However, for the benefit of others who might be interested, the following links are useful reading.

(a) www.pprune.org/tech-log/491335-theory-lift.html

Note that some of the posters in this thread are accomplished engineering folk. One was the Chief Aerodynamicist for the Concorde program.

(b) arvelgentry.jimdo.com/articles/

Gentry, who died last year, was a well-regarded aerodynamicist (and, to his credit, a keen yachtie). His “Origins of Lift” is a well thought of article and worth your time reading. It is the last article in the above link. As an aside, the site has some links to computer software which may be of interest to those of Bob's group who fancy themselves as gurus.

One of the biggest problems you will have is that, for every competent author/article, you will find a great many OWT rehashed quasi-techo nonsense articles on lift … just have to bear that, I suppose.

Main thing for the pilot is to have a bit of an idea what is going on so that sensible control inputs, when flying, result.

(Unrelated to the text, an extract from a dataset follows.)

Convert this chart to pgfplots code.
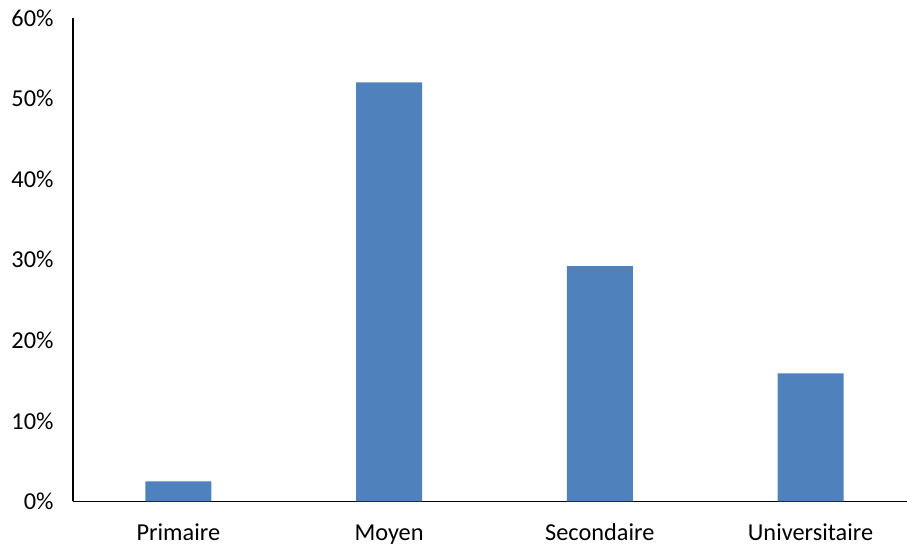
\documentclass[border=0pt]{standalone}
\usepackage{pgfplots}
\pgfplotsset{compat=1.18}
\usepackage{fontspec}
\setmainfont{Carlito}
\definecolor{barblue}{HTML}{4F81BD}
\begin{document}
\begin{tikzpicture}[x=1bp,y=1bp]
\path[use as bounding box] (0,0) rectangle (907,546);
\begin{axis}[
  at={(73bp,44.5bp)}, anchor=south west,
  scale only axis, width=834bp, height=483.5bp,
  xmin=-0.5, xmax=3.458, ymin=0, ymax=60,
  axis x line=bottom, axis y line=left,
  axis line style={line width=1.3bp, black, -},
  major tick length=0pt,
  xtick={0,1,2,3},
  xticklabels={Primaire,Moyen,Secondaire,Universitaire},
  ytick={0,10,20,30,40,50,60},
  yticklabels={0\%,10\%,20\%,30\%,40\%,50\%,60\%},
  tick label style={font=\fontsize{24.4}{29}\selectfont, text=black},
  yticklabel style={xshift=-16bp},
  xticklabel style={anchor=base, yshift=-39bp},
  ybar, bar width=66bp,
]
\addplot[fill=barblue, draw=none] coordinates {(0,2.5) (1,52.0) (2,29.2) (3,15.9)};
\end{axis}
\end{tikzpicture}
\end{document}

Engineering specialist in aircraft performance and weight control.

• Posts: 2297

### bobtait replied the topic: Lift & drag formulae

The lift and drag formulae were established to allow aeronautical engineers and other academics to calculate numerical values for the magnitude of the forces of lift and drag given relevant data that is often not available to the average pilot. Actual values for parameters such as lift and drag coefficients are derived in wind tunnel tests for each aerofoil shape and ambient air density as a numerical value is unlikely to be available to a pilot on any given occasion.

As far as we pilots are concerned, the only value of the lift and drag formulae is to form a basis for understanding the behaviour of the forces of lift and drag in terms of increasing, decreasing or maintaining constant magnitudes of lift and drag. The variables in the formulae are -

Lift or drag coefficient. This value depends on the shape and angle of attack of the aerofoil. Since, apart from flap extension, the shape of an aerofoil does not change in flight, the only variable that effects the coefficients of lift and drag is angle of attack. The lift and drag coefficient curves give us an idea of how lift and drag behave when angle of attack alone changes while all other factors remain constant. In the range of normal flight operations, any increase in angle of attack will result in an increase in lift and drag. The pilot is not concerned with the actual value of lift or drag in kg or lbs, but he/she is concerned with the behaviour of these forces when angle of attack changes.

Air density profoundly affects the magnitude of the forces of lift and drag. If all other factors remain constant, a reduction in air density will result in a reduction in lift and drag, and an increase in air density will result in an increase in lift and drag.

True airspeed is best considered in conjunction with density as indicated airspeed. In the real world, the combination of TAS and density, (IAS), determine the kinetic energy of the air stream and it is this energy that is involved in the production of the forces of lift and drag.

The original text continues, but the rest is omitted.